Today in the church calendar we celebrate a giant of homiletics. He is a man with a simple first name and, to be honest, a “challenging” last name: John Chrysostom. He was the Patriarch of Constantinople and was one of the greatest preachers in the history of the Church. In fact, his last name–that mouthful, “Chrysostom”–means, “the golden-mouthed.”
His legendary preaching drew people in from hundreds of miles away. He had the ability to connect with those in need and viewed his preaching as part of his ministry of pastoral care and teaching. For those priests of the Church who were not adept at preaching the Good News Chrysostom felt that the souls of those who listened to their faulty words, “will fare no better than ships tossed in the storm” (LFF, 150). His sermons give us valuable insight into the liturgy of the Church at that time, especially the sacrament of Holy Eucharist. In many he emphasized the importance of the participation of the laity as being a vital part of the whole creation that rejoices in the glorious nature of the liturgy.
The gospel passage chosen for the commemoration of John Chrysostom is Luke 21:12-15:
“‘But before all this occurs, they will arrest you and persecute you; they will hand you over to synagogues and prisons, and you will be brought before kings and governors because of my name. This will give you an opportunity to testify. So make up your minds not to prepare your defence in advance; for I will give you words and a wisdom that none of your opponents will be able to withstand or contradict.”
Chrysostom was exiled twice during his short, yet rocky episcopate. In fact he died while enduring the second exile in 407. So it is particularly fitting that this pericope in Luke is tied to Chrysostom’s feast day. It speaks of the comfort that we who believe should take when we too are given an opportunity to testify about the power, majesty, and saving love of God in Christ to those with whom we come in contact.
The words of Christ are startling: decide to have nothing prepared in advance, wing it, I will be with you and your words will be flawless (my paraphrase). Some how I do not see many of the politicians–and certainly not any of the professional speech writers–heeding this advice. But that is not to whom Jesus is directing this message. He was talking to his disciples, that common, ordinary, not-especially-gifted bunch of ragtags whom he sent out into the world to change the world by preaching the Good News of God in Christ.

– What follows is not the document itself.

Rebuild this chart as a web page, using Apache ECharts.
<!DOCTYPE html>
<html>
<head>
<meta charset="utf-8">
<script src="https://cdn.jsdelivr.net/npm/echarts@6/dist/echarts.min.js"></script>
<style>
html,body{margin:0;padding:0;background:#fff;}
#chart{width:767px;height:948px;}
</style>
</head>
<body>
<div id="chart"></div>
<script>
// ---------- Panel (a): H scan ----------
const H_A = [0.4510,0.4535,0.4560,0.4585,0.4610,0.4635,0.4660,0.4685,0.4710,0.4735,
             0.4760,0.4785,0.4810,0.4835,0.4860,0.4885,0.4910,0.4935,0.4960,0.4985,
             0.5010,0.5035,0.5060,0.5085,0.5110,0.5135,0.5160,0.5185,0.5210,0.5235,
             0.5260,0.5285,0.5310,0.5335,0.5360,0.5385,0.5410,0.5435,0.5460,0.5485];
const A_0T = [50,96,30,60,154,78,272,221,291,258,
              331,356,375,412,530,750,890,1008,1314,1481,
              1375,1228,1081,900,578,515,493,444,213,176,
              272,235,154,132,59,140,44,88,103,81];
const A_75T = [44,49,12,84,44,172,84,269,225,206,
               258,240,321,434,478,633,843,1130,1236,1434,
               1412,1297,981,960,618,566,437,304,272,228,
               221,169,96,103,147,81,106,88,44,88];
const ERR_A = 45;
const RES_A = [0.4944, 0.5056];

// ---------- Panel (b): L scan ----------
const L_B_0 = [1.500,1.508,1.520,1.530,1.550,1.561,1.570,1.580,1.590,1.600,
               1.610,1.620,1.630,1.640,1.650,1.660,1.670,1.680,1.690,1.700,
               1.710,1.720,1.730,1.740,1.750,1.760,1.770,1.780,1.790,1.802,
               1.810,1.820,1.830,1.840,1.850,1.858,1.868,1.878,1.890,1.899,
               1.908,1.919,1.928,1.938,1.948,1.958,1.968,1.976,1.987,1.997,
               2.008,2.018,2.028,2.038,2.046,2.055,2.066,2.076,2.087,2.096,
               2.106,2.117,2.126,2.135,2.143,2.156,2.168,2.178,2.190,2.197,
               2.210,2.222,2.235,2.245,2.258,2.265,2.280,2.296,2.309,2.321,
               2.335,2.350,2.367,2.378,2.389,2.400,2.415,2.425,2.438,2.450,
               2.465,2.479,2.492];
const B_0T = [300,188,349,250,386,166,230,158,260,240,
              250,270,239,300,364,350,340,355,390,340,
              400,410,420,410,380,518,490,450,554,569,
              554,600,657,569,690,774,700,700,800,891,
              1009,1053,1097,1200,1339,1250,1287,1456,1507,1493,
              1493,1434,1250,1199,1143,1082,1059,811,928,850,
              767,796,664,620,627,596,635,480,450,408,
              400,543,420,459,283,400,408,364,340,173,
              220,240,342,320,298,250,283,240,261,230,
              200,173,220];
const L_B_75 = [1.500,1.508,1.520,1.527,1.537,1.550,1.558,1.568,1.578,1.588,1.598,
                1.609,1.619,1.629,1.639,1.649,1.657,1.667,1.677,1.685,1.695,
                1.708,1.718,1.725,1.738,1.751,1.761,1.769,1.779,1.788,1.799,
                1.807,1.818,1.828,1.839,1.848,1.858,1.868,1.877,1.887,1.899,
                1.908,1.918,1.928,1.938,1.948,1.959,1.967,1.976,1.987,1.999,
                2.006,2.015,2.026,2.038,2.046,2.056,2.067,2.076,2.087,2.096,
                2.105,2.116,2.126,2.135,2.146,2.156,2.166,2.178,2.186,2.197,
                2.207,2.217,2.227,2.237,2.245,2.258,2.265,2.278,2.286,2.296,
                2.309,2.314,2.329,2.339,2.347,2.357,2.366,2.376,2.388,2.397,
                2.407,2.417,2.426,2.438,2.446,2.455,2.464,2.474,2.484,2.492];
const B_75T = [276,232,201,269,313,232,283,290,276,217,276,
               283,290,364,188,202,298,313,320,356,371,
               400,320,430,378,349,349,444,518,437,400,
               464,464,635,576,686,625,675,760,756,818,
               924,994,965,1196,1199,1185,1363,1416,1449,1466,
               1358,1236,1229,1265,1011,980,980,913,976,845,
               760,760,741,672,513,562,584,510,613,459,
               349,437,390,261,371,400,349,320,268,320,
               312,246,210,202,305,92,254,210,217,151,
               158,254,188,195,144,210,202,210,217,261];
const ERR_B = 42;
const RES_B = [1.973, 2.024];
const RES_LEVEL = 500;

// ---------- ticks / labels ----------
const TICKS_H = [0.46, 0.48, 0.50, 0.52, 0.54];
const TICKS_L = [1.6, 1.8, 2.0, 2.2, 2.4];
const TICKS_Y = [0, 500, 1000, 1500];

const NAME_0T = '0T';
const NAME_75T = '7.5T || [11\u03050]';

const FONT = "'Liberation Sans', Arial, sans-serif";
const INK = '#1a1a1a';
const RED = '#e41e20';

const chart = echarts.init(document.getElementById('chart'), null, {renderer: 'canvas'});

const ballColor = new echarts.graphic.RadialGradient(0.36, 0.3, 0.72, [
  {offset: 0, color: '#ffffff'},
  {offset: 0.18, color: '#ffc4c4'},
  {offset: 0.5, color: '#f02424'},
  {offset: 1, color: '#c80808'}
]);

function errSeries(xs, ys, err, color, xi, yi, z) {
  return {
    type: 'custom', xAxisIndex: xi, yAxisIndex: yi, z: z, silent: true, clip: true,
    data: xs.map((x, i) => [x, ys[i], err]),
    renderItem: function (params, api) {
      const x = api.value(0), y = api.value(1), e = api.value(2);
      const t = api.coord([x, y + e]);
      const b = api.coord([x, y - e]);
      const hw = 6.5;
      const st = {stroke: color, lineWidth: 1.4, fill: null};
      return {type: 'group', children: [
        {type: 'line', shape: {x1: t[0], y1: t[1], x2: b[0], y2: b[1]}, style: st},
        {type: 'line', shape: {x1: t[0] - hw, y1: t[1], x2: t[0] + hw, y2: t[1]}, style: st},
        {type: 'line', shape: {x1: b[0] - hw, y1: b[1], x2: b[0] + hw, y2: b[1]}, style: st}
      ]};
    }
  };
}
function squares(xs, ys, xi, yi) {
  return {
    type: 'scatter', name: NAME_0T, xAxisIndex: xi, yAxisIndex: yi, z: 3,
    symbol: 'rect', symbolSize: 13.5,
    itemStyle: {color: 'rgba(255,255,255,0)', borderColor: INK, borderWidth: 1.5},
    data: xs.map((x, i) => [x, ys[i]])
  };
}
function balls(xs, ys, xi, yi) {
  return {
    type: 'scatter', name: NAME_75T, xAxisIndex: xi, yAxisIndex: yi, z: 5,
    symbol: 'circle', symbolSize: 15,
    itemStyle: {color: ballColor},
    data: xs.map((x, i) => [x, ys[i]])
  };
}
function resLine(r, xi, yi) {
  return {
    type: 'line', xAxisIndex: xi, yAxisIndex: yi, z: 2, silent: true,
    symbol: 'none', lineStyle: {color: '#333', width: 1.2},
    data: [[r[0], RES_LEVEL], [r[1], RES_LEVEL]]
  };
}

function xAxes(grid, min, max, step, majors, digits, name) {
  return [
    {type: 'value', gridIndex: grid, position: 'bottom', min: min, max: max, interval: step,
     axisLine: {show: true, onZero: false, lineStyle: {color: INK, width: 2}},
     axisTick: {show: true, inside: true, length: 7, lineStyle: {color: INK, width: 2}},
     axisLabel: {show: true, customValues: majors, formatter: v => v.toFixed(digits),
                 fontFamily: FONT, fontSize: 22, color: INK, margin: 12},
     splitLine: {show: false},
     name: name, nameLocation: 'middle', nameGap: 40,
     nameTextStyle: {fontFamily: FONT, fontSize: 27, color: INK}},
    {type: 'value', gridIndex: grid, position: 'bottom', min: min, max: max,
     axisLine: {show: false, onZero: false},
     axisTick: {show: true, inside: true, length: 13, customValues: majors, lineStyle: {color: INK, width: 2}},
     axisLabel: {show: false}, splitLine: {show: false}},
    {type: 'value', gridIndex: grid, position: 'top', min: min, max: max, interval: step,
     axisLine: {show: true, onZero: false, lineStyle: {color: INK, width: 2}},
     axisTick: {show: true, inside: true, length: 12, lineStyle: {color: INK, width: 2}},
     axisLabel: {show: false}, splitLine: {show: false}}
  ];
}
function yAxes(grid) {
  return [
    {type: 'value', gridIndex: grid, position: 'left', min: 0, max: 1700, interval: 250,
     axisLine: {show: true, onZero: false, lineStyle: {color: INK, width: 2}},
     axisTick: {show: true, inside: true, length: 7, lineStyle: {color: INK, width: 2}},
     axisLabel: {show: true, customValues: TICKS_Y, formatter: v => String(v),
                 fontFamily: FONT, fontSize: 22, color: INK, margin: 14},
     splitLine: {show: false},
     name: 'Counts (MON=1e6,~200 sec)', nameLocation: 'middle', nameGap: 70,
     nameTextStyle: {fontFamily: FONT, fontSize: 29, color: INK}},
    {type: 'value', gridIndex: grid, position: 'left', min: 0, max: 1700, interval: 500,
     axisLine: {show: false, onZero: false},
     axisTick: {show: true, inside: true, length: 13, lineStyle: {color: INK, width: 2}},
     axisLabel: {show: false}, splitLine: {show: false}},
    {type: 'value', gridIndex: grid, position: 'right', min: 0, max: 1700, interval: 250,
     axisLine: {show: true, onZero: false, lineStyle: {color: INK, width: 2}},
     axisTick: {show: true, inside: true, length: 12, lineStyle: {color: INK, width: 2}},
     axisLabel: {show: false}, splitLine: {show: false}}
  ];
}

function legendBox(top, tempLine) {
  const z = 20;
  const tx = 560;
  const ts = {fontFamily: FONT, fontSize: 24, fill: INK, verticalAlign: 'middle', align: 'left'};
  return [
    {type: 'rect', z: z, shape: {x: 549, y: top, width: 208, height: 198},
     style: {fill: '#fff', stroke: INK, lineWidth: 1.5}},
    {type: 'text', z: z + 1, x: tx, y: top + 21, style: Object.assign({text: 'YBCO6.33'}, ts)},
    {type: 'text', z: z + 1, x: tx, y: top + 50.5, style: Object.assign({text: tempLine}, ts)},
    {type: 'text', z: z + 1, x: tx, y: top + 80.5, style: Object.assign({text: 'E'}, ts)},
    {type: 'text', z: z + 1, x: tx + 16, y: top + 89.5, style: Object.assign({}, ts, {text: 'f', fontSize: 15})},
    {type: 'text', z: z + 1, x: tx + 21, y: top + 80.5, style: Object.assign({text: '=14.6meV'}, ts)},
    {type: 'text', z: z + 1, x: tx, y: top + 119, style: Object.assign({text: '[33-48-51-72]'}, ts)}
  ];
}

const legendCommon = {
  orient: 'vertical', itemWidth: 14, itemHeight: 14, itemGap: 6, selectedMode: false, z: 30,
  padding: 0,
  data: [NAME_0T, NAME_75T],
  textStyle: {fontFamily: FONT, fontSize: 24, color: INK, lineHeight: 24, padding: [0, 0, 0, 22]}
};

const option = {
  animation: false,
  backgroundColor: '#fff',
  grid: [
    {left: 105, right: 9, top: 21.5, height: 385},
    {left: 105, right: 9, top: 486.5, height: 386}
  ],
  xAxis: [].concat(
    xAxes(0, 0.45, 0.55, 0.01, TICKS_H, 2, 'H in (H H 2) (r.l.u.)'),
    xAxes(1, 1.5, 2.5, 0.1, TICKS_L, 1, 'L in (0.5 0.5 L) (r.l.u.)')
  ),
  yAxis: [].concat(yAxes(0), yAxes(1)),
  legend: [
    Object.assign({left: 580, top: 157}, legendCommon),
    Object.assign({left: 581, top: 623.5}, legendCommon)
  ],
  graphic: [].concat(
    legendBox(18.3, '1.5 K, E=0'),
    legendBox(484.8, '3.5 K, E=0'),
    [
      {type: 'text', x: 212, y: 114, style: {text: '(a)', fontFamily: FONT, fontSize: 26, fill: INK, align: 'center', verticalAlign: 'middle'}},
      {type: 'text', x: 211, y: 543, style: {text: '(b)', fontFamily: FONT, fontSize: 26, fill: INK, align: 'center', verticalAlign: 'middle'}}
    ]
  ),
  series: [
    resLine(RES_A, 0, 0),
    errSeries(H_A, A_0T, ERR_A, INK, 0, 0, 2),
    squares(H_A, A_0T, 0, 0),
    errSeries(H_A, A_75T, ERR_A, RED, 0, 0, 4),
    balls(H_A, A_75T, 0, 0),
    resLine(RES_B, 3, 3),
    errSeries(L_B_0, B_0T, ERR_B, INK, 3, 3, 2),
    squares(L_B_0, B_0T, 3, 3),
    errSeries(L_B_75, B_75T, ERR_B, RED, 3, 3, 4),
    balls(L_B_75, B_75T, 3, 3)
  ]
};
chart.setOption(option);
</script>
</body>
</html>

And THAT should be good news to us indeed. When we talk about our faith we are better off speaking from our hearts, no matter the situation or the audience. Planning and word-smithing and making sure we use all of the buzz words when we profess our faith is not necessary. What is required from us is that we are genuinely who we are knowing that when we speak words in love and proclaim our faith with joy that God will supply the power and presence we need in that moment.
Yours in Christ,
Thank you for keeping St Chrysostom in our thoughts and prayers. I like the St Chrysostom prayer in the Morning prayer liturgy (BCP 79, 59, 102). The prayer has a strong phrase, “with one accord.” I would’ve hypertexted the word “pericope” as well as “homiletics.” Reminds me of my Catholic high school years and having to know what pericope means to pass my Religion class exams.